All Them Witches play January 23 at The Casbah
“That’s what we’re trying to figure out right now, how to maintain a steady fan base that you’ve built without getting way outside your market,” he says. “It’s always an interesting thing. We’ve played with everyone. We’ve played with country bands, Americana stuff, and heavy, heavy metal, stoner guys, jam band festivals. And it’s cool to see all those crowds, they’re all very different from each other. It’s fun. I think we’ll keep jumping around, I don’t want to stick to just one thing.”
All Them Witches is, ostensibly, a Nashville band. But they don’t all live there. Parks and guitarist Ben McLeod live in Music City, while drummer Robby Staebler lives in Ohio and keyboardist Allan Van Cleave lives in New Mexico. For most bands this would present a pretty major obstacle to being able to write, record and practice together.

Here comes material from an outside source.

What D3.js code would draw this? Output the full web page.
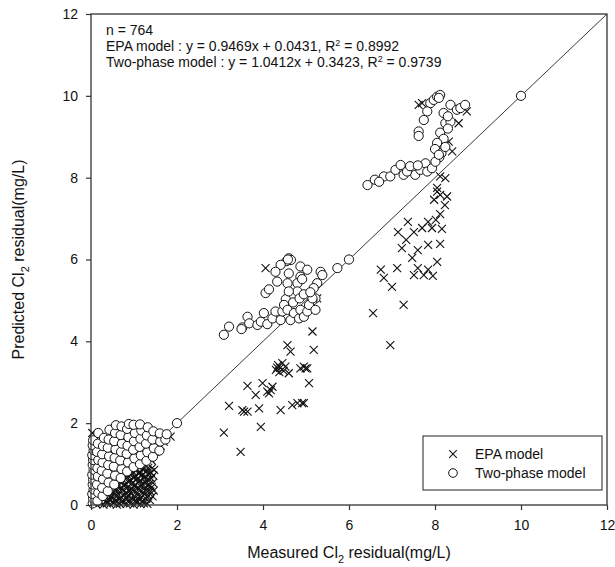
<!DOCTYPE html>
<html><head><meta charset="utf-8">
<script src="https://cdn.jsdelivr.net/npm/d3@7"></script>
<style>
body{margin:0;background:#fff}
svg{display:block}
text{font-family:"Liberation Sans",Arial,Helvetica,sans-serif;fill:#111}
</style>
</head><body>
<svg id="chart" width="615" height="567"></svg>
<script>
const xTicks=[0,2,4,6,8,10,12];
const yTicks=[0,2,4,6,8,10,12];
const seriesNames=["EPA model","Two-phase model"];
const sampleCount="n = 764";
const epaFit={slope:"0.9469",intercept:"0.0431",r2:"0.8992"};
const twoPhaseFit={slope:"1.0412",intercept:"0.3423",r2:"0.9739"};

// EPA model (measured, predicted)
const epaModel=[
[0.12,0.02],[0.21,0.05],[0.29,0.01],[0.37,0.04],[0.44,0.02],[0.52,0.06],[0.6,0.01],[0.67,0.03],[0.75,0.05],[0.83,0.02],[0.91,0.04],[0.99,0.01],[1.07,0.05],[1.15,0.02],[1.23,0.04],[1.31,0.03],
[0.19,0.12],[0.28,0.15],[0.35,0.1],[0.43,0.13],[0.51,0.16],[0.58,0.11],[0.66,0.14],[0.73,0.1],[0.81,0.16],[0.88,0.12],[0.96,0.15],[1.04,0.11],[1.12,0.14],[1.2,0.1],[1.28,0.15],[1.37,0.12],
[0.31,0.22],[0.39,0.25],[0.47,0.21],[0.55,0.26],[0.62,0.23],[0.7,0.2],[0.78,0.25],[0.86,0.22],[0.94,0.27],[1.01,0.21],[1.09,0.24],[1.17,0.2],[1.25,0.26],[1.33,0.23],[1.43,0.21],
[0.42,0.33],[0.5,0.3],[0.58,0.35],[0.66,0.32],[0.74,0.36],[0.82,0.31],[0.9,0.34],[0.98,0.37],[1.05,0.32],[1.13,0.35],[1.21,0.31],[1.29,0.36],[1.38,0.33],[1.46,0.35],
[0.52,0.42],[0.61,0.45],[0.69,0.41],[0.77,0.46],[0.85,0.43],[0.93,0.4],[1.0,0.46],[1.08,0.42],[1.16,0.45],[1.24,0.41],[1.32,0.46],[1.41,0.43],
[0.63,0.52],[0.71,0.55],[0.79,0.51],[0.87,0.56],[0.95,0.53],[1.03,0.5],[1.11,0.56],[1.19,0.52],[1.27,0.55],[1.35,0.51],[1.44,0.54],
[0.74,0.62],[0.83,0.65],[0.91,0.61],[0.99,0.66],[1.07,0.63],[1.15,0.6],[1.23,0.66],[1.31,0.62],[1.4,0.65],
[0.86,0.72],[0.95,0.75],[1.03,0.71],[1.11,0.76],[1.19,0.73],[1.27,0.7],[1.36,0.75],[1.45,0.72],
[0.97,0.82],[1.06,0.85],[1.14,0.81],[1.22,0.86],[1.3,0.83],[1.39,0.8],[1.47,0.86],
[1.02,0.9],[1.12,0.92],[1.21,0.89],[1.33,0.91],[1.42,0.9],
[0.03,1.76],[0.08,0.3],[0.12,0.6],[0.2,0.9],[0.35,1.2],[0.6,1.5],[0.9,1.7],[1.25,1.85],[1.55,1.62],[1.69,1.55],[1.85,1.67],[1.62,1.45],[1.5,1.3],[1.4,1.1],[0.05,0.1],[0.1,0.05],
[3.09,1.77],[3.48,1.30],[3.21,2.42],[3.52,2.32],[3.56,2.28],[3.64,2.28],[3.64,2.91],[3.91,2.36],[3.95,1.91],[3.99,2.98],[3.83,2.69],[4.10,2.77],[4.18,2.81],[4.22,2.89],[4.14,2.73],
[4.41,2.32],[4.68,2.44],[4.80,2.49],[4.91,2.49],[4.95,2.49],[5.07,2.98],[4.87,3.34],[4.95,3.38],[5.03,3.34],[4.99,3.34],[4.60,3.22],
[4.30,3.30],[4.35,3.42],[4.40,3.35],[4.45,3.47],[4.48,3.28],[4.52,3.38],[4.38,3.25],[4.33,3.36],[4.57,3.91],[4.64,3.75],[5.18,3.79],[5.15,4.24],[5.26,5.05],[4.06,5.79],
[6.56,4.69],[7.27,4.89],[6.96,3.91],
[6.74,5.75],[6.81,5.55],[7.0,5.33],[7.12,5.79],[7.23,6.28],[7.33,6.48],[7.47,6.04],[7.51,5.62],[7.6,5.79],[7.74,5.62],[7.84,5.75],[7.95,5.6],[8.05,5.94],[8.12,6.38],
[7.6,6.23],[7.7,6.77],[7.84,6.92],[7.93,6.77],[8.02,6.97],[8.12,7.11],[7.98,7.46],[8.05,7.75],[7.51,6.67],[7.84,6.36],[7.37,6.92],[7.14,6.67],[8.23,7.33],[8.16,6.75],
[8.05,7.66],[8.12,7.58],[8.28,7.54],[8.12,8.03],[8.24,7.99],[8.40,8.64],[8.32,8.88],[8.55,9.33],[8.74,9.62],[7.62,9.78],[7.70,9.82]
];

// Two-phase model (measured, predicted)
const twoPhaseModel=[
[0.04,0.04],[0.05,0.16],[0.03,0.27],[0.06,0.38],[0.04,0.5],[0.05,0.62],[0.03,0.74],[0.06,0.86],[0.04,0.98],[0.05,1.1],[0.03,1.22],[0.06,1.34],[0.04,1.46],[0.05,1.58],
[0.15,0.1],[0.17,0.3],[0.14,0.5],[0.16,0.7],[0.15,0.9],[0.17,1.1],[0.14,1.3],[0.16,1.5],[0.17,1.76],
[0.27,0.22],[0.26,0.42],[0.28,0.63],[0.25,0.84],[0.27,1.04],[0.26,1.24],[0.28,1.44],[0.3,1.64],
[0.39,0.34],[0.41,0.55],[0.38,0.77],[0.4,0.98],[0.42,1.19],[0.39,1.4],[0.41,1.6],[0.43,1.84],
[0.54,0.5],[0.56,0.72],[0.53,0.94],[0.55,1.15],[0.57,1.36],[0.54,1.56],[0.56,1.76],[0.58,1.95],
[0.69,0.66],[0.71,0.88],[0.68,1.09],[0.7,1.3],[0.72,1.5],[0.69,1.71],[0.71,1.92],
[0.84,0.82],[0.86,1.04],[0.83,1.25],[0.85,1.45],[0.87,1.66],[0.84,1.86],[0.88,1.98],
[0.99,0.93],[1.01,1.14],[0.98,1.35],[1.0,1.56],[1.02,1.76],[0.99,1.96],
[1.14,1.0],[1.16,1.21],[1.13,1.42],[1.15,1.62],[1.17,1.82],[1.14,1.97],
[1.29,1.08],[1.31,1.29],[1.28,1.5],[1.3,1.7],[1.32,1.9],
[1.44,1.18],[1.46,1.39],[1.43,1.6],[1.45,1.8],
[1.59,1.33],[1.61,1.55],[1.6,1.75],
[1.73,1.6],[1.76,1.73],[2.0,2.0],
[4.55,5.96],[4.60,6.03],[4.65,5.99],[4.58,6.0],[4.41,5.87],[4.29,5.70],[4.33,5.46],[4.60,5.66],[4.87,5.83],[5.03,5.75],[4.87,5.58],[4.57,5.42],[4.80,5.42],[4.91,5.52],
[4.80,5.22],[4.06,5.18],[4.14,5.27],[4.53,5.03],[4.60,5.22],[5.34,5.70],[5.38,5.62],[5.26,5.42],[5.18,5.30],[5.22,5.05],[5.15,5.0],[5.73,5.79],[6.0,6.0],
[3.09,4.16],[3.21,4.36],[3.52,4.34],[3.50,4.30],[3.64,4.60],[3.68,4.44],[3.87,4.40],[3.95,4.48],[4.02,4.69],[4.1,4.42],[4.22,4.56],[4.29,4.73],[4.41,4.52],[4.45,4.73],
[4.49,4.89],[4.57,4.77],[4.64,4.52],[4.72,4.69],[4.84,4.56],[4.87,4.77],[4.95,4.60],[5.03,4.73],[5.07,4.89],[5.15,5.05],[5.22,4.77],[4.7,4.95],[4.85,5.05],[4.95,5.15],[5.1,5.2],
[7.89,9.82],[7.97,9.90],[8.05,9.98],[8.12,10.02],[8.09,9.95],[7.82,9.62],[7.74,9.41],[7.62,9.13],[7.62,9.02],[8.36,9.78],[8.51,9.66],[8.59,9.70],[8.70,9.78],
[8.20,9.58],[8.24,9.33],[8.36,9.37],[8.30,9.5],[8.12,9.1],[8.2,8.95],[8.05,8.85],[8.0,8.7],[8.15,8.6],[8.24,8.75],[8.1,8.5],[8.3,9.2],
[6.81,8.03],[6.96,8.03],[7.08,8.19],[7.20,8.31],[7.27,8.07],[7.50,8.19],[7.54,8.07],[7.66,8.19],[7.78,8.35],[7.82,8.15],[7.93,8.23],[8.01,8.39],[8.09,8.56],
[7.35,8.15],[7.42,8.28],[7.6,8.3],[6.43,7.82],[6.6,7.95],[6.7,7.9],[10,10]
];

const svg=d3.select("#chart");
const x=d3.scaleLinear().domain([0,12]).range([91,607]);
const y=d3.scaleLinear().domain([0,12]).range([505,14]);
const ink="#111";

// identity line
svg.append("line")
  .attr("x1",x(0)).attr("y1",y(0)).attr("x2",x(12)).attr("y2",y(12))
  .attr("stroke","#222").attr("stroke-width",0.9);

const cross="M-4,-4L4,4M-4,4L4,-4";
svg.append("g").selectAll("path").data(epaModel).join("path")
  .attr("d",cross)
  .attr("transform",d=>`translate(${x(d[0])},${y(d[1])})`)
  .attr("fill","none").attr("stroke",ink).attr("stroke-width",1.1);

svg.append("g").selectAll("circle").data(twoPhaseModel).join("circle")
  .attr("cx",d=>x(d[0])).attr("cy",d=>y(d[1])).attr("r",4.6)
  .attr("fill","#fff").attr("stroke",ink).attr("stroke-width",1);

// frame
svg.append("rect").attr("x",x(0)).attr("y",y(12))
  .attr("width",x(12)-x(0)).attr("height",y(0)-y(12))
  .attr("fill","none").attr("stroke","#333").attr("stroke-width",1.3);

const xAxis=svg.append("g").attr("transform",`translate(0,${y(0)})`)
  .call(d3.axisBottom(x).tickValues(xTicks).tickSize(5).tickPadding(10).tickFormat(d3.format("d")));
const yAxis=svg.append("g").attr("transform",`translate(${x(0)},0)`)
  .call(d3.axisLeft(y).tickValues(yTicks).tickSize(5).tickPadding(8).tickFormat(d3.format("d")));
[xAxis,yAxis].forEach(g=>{
  g.select(".domain").remove();
  g.selectAll(".tick line").attr("stroke","#333").attr("stroke-width",1.2);
  g.selectAll(".tick text").attr("font-size",14).attr("fill",ink)
   .attr("font-family","'Liberation Sans',Arial,sans-serif");
});

// axis titles
function titled(t,parts){
  parts.forEach(p=>{
    const s=t.append("tspan").text(p.text);
    if(p.sub){s.attr("font-size",11).attr("dy",5);}
    else if(p.after){s.attr("dy",-5);}
  });
}
const xt=svg.append("text").attr("x",(x(0)+x(12))/2).attr("y",558)
  .attr("text-anchor","middle").attr("font-size",16);
titled(xt,[{text:"Measured Cl"},{text:"2",sub:true},{text:" residual(mg/L)",after:true}]);
const yt=svg.append("text").attr("transform",`translate(24,${(y(0)+y(12))/2}) rotate(-90)`)
  .attr("text-anchor","middle").attr("font-size",16);
titled(yt,[{text:"Predicted Cl"},{text:"2",sub:true},{text:" residual(mg/L)",after:true}]);

// annotation
svg.append("text").attr("x",106).attr("y",35).attr("font-size",14).text(sampleCount);
[[seriesNames[0],epaFit,51],[seriesNames[1],twoPhaseFit,67]].forEach(([nm,f,yy])=>{
  const t=svg.append("text").attr("x",106).attr("y",yy).attr("font-size",14);
  t.append("tspan").text(`${nm} : y = ${f.slope}x + ${f.intercept}, R`);
  t.append("tspan").attr("font-size",9).attr("dy",-5).text("2");
  t.append("tspan").attr("dy",5).text(` = ${f.r2}`);
});

// legend
const lg=svg.append("g");
lg.append("rect").attr("x",423).attr("y",436).attr("width",179).attr("height",54)
  .attr("fill","#fff").attr("stroke","#333").attr("stroke-width",1.1);
lg.append("path").attr("d",cross).attr("transform","translate(453,454) scale(0.95)")
  .attr("stroke",ink).attr("stroke-width",1.1).attr("fill","none");
lg.append("circle").attr("cx",453).attr("cy",473).attr("r",4.3)
  .attr("fill","#fff").attr("stroke",ink).attr("stroke-width",1);
lg.append("text").attr("x",475).attr("y",459).attr("font-size",14).text(seriesNames[0]);
lg.append("text").attr("x",475).attr("y",478).attr("font-size",14).text(seriesNames[1]);
</script>
</body></html>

That’s not so much an issue for All Them Witches. For starters, they communicate regularly, and they’re still good friends despite the distance between them. But more importantly, they’re a band whose essence is in unpredictability and practicing extremely infrequently. So while another band might fall apart under the weight of the logistical complications, Parks says it’s never held them back in any way.
“The first couple years…we lived together and practiced every day, as much as we could,” he says. “And I think at the two-year mark, we kinda split up, location wise. But it’s never been a problem. We don’t really practice anyway, except for occasionally, maybe once a month. And it just always works. We like what we do and we like each other, so we just make it work.”
The way Parks talks about working with the band feels very zen, as if the songs All Them Witches write just come to them. Indeed, it’s hard not to hear a spiritual component to their bigger, more ambitious psych guitar freakouts. But most of all, it’s hard not to get the sense their music is just something fun shared by four laid-back dudes with a unique chemistry.
“It’s all very natural,” he says. “You just have to give it space to do its own thing.”